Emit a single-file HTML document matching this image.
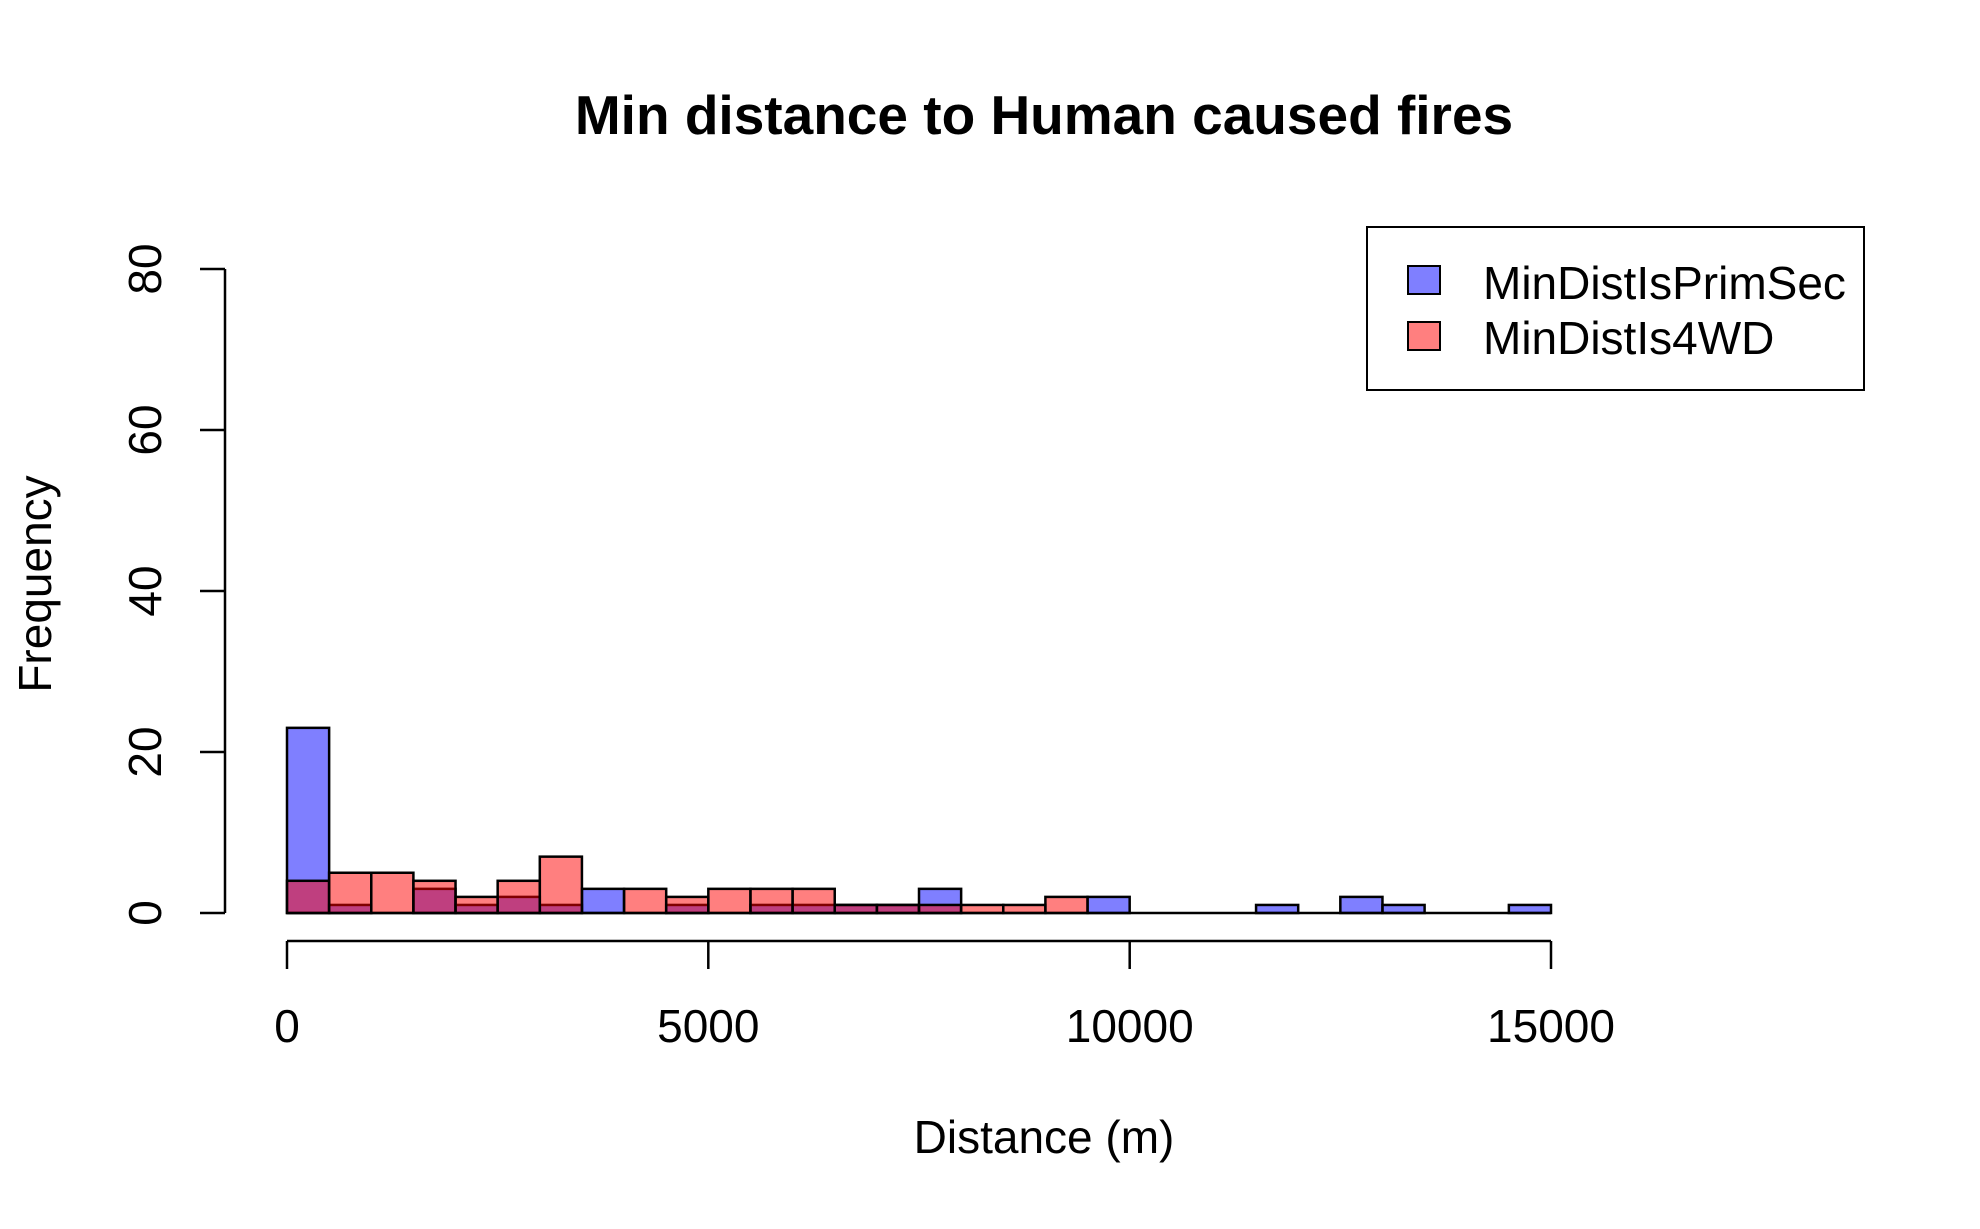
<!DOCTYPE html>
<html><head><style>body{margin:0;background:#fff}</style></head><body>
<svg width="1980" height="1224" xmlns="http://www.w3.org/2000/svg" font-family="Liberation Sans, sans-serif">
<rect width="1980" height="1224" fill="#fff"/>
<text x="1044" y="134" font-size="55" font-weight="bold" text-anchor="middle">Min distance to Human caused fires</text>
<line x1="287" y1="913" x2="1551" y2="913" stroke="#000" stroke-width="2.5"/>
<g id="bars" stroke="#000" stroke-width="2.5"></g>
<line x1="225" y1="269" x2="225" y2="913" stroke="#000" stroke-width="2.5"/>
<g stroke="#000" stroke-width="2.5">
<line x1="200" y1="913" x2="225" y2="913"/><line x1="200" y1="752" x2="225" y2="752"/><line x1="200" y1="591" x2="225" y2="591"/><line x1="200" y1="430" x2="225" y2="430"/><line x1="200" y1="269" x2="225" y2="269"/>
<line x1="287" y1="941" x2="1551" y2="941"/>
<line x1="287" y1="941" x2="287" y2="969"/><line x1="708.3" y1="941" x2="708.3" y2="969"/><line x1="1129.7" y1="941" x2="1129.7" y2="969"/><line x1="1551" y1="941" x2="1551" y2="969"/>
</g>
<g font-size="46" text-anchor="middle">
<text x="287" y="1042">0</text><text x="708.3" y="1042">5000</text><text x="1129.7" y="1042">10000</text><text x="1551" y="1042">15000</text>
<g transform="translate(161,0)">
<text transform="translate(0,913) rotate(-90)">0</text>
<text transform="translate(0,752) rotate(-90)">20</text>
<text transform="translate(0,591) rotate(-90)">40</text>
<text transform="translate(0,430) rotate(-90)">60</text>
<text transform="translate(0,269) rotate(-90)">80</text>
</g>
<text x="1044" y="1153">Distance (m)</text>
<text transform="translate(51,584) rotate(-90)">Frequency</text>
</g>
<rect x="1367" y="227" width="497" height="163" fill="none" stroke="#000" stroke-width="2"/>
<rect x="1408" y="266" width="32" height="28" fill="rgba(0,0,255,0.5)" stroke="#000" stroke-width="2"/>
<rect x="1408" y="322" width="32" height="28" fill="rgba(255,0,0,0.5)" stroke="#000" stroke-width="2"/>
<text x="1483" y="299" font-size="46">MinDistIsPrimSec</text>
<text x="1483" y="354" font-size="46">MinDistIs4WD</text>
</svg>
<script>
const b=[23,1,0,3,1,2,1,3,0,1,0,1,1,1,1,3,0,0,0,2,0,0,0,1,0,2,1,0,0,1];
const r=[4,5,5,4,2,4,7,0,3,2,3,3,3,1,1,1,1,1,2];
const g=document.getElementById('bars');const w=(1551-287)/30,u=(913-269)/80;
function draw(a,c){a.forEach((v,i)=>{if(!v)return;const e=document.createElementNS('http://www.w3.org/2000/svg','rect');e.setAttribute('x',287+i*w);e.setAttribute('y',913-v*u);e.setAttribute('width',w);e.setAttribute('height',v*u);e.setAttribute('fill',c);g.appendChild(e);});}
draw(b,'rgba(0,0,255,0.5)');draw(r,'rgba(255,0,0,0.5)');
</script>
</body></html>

● **The request**
Copy out all of the material exactly as written, without its pictures.

● **Correct response**
Emit a single-file HTML document matching this image.
<!DOCTYPE html>
<html><head><style>body{margin:0;background:#fff}</style></head><body>
<svg width="1980" height="1224" xmlns="http://www.w3.org/2000/svg" font-family="Liberation Sans, sans-serif">
<rect width="1980" height="1224" fill="#fff"/>
<text x="1044" y="134" font-size="55" font-weight="bold" text-anchor="middle">Min distance to Human caused fires</text>
<line x1="287" y1="913" x2="1551" y2="913" stroke="#000" stroke-width="2.5"/>
<g id="bars" stroke="#000" stroke-width="2.5"></g>
<line x1="225" y1="269" x2="225" y2="913" stroke="#000" stroke-width="2.5"/>
<g stroke="#000" stroke-width="2.5">
<line x1="200" y1="913" x2="225" y2="913"/><line x1="200" y1="752" x2="225" y2="752"/><line x1="200" y1="591" x2="225" y2="591"/><line x1="200" y1="430" x2="225" y2="430"/><line x1="200" y1="269" x2="225" y2="269"/>
<line x1="287" y1="941" x2="1551" y2="941"/>
<line x1="287" y1="941" x2="287" y2="969"/><line x1="708.3" y1="941" x2="708.3" y2="969"/><line x1="1129.7" y1="941" x2="1129.7" y2="969"/><line x1="1551" y1="941" x2="1551" y2="969"/>
</g>
<g font-size="46" text-anchor="middle">
<text x="287" y="1042">0</text><text x="708.3" y="1042">5000</text><text x="1129.7" y="1042">10000</text><text x="1551" y="1042">15000</text>
<g transform="translate(161,0)">
<text transform="translate(0,913) rotate(-90)">0</text>
<text transform="translate(0,752) rotate(-90)">20</text>
<text transform="translate(0,591) rotate(-90)">40</text>
<text transform="translate(0,430) rotate(-90)">60</text>
<text transform="translate(0,269) rotate(-90)">80</text>
</g>
<text x="1044" y="1153">Distance (m)</text>
<text transform="translate(51,584) rotate(-90)">Frequency</text>
</g>
<rect x="1367" y="227" width="497" height="163" fill="none" stroke="#000" stroke-width="2"/>
<rect x="1408" y="266" width="32" height="28" fill="rgba(0,0,255,0.5)" stroke="#000" stroke-width="2"/>
<rect x="1408" y="322" width="32" height="28" fill="rgba(255,0,0,0.5)" stroke="#000" stroke-width="2"/>
<text x="1483" y="299" font-size="46">MinDistIsPrimSec</text>
<text x="1483" y="354" font-size="46">MinDistIs4WD</text>
</svg>
<script>
const b=[23,1,0,3,1,2,1,3,0,1,0,1,1,1,1,3,0,0,0,2,0,0,0,1,0,2,1,0,0,1];
const r=[4,5,5,4,2,4,7,0,3,2,3,3,3,1,1,1,1,1,2];
const g=document.getElementById('bars');const w=(1551-287)/30,u=(913-269)/80;
function draw(a,c){a.forEach((v,i)=>{if(!v)return;const e=document.createElementNS('http://www.w3.org/2000/svg','rect');e.setAttribute('x',287+i*w);e.setAttribute('y',913-v*u);e.setAttribute('width',w);e.setAttribute('height',v*u);e.setAttribute('fill',c);g.appendChild(e);});}
draw(b,'rgba(0,0,255,0.5)');draw(r,'rgba(255,0,0,0.5)');
</script>
</body></html>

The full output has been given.